A lot of us analysts strive to make sense of data so we know what cause what impact to generate more value, increased efficiencies, etc. One of the things I’ve learned recently is that in analyzing the data to better understand what testing would work to impact the KPIs (like sales conversion, bounce rate), it is really hard to run and finish off a test that generates a very high impact.
We know a lot of insights would need to come by with deep diving into the VOC (voice of customer), analytics, and much other analysis along with the right tools.
With an overwhelming amount of things to consider, you pray that all that stuff adds up to one single story that is big enough to start asking people to share their time (resource) to create image assets, copy, set up a test, etc.
In one the thing we have to observe after running deep and careful analysis, we made some mini improvements to our core KPIs including bounce rate.
A lot of deep analysis, but little impact. Conversely, technical folks on my team were doing some cool in optimizing one of the page’s load speed. I helped measure the impact and the result was some insane improvements to conversion rate, something like ~8% improvement in people not existing, leading to ~20% increase in sales.
There are quite a bit of case studies out there, and results are super different across sites, brands, page, or site section. I highly recommend you look at your own data and test to find what ‘your’ cause and effect equation is.
So that leads to my idea of looking at page load report in Google Analytics and segment by different data groups and page load. Data comes from some personal site and random date range for the sake of showing the value of this method of analysis under Google Analytics.
Here is a segmented view showing new visitors, returning visitors, non-bounced visits, and organic search traffic.
It is a amazing how much of a difference you’ll find when page load time is smaller for returned traffic (likely due page cached in browser).
Also showing lower bounce rate and high page value.
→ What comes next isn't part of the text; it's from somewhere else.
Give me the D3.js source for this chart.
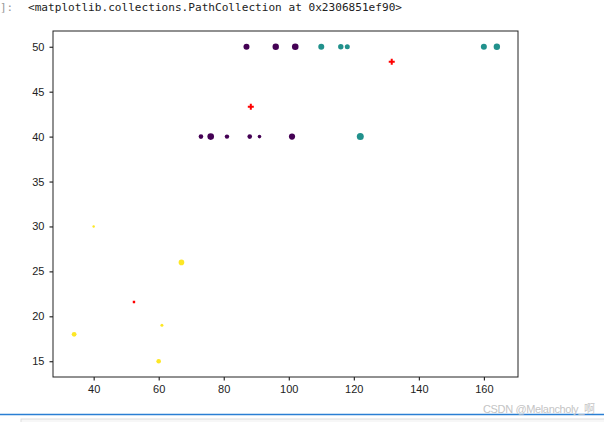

The same situation goes for non-bounced visitors who are experiencing a page load near 1 sec faster load speed with some great data representing the page value.
Similar observations for organic search traffic. It definitely seems that the page load does impact the engagement and outcome of the site.
Here is another data. I used filter on Site Speed > Page Timings report looking at Avg. Page Load Time greater than 4 sec. Noticed the bounce rate is almost 4pts different, or higher than when page load is filtered at less than 4 sec.
The average time for the two different time buckets are absolutely different as well, a whopping 5 sec. Of course the page value is much higher when Page Load Time is much lower.
Page load speed related data is really actionable as you can just take this data to some manager in charge of development and say ‘there is an opportunity for improvements’. Great engineers will then make that magic happen and help the company generate more revenue by improving the technicals behind the tech stack, and most importantly make customer experience a better one on the brand’s site.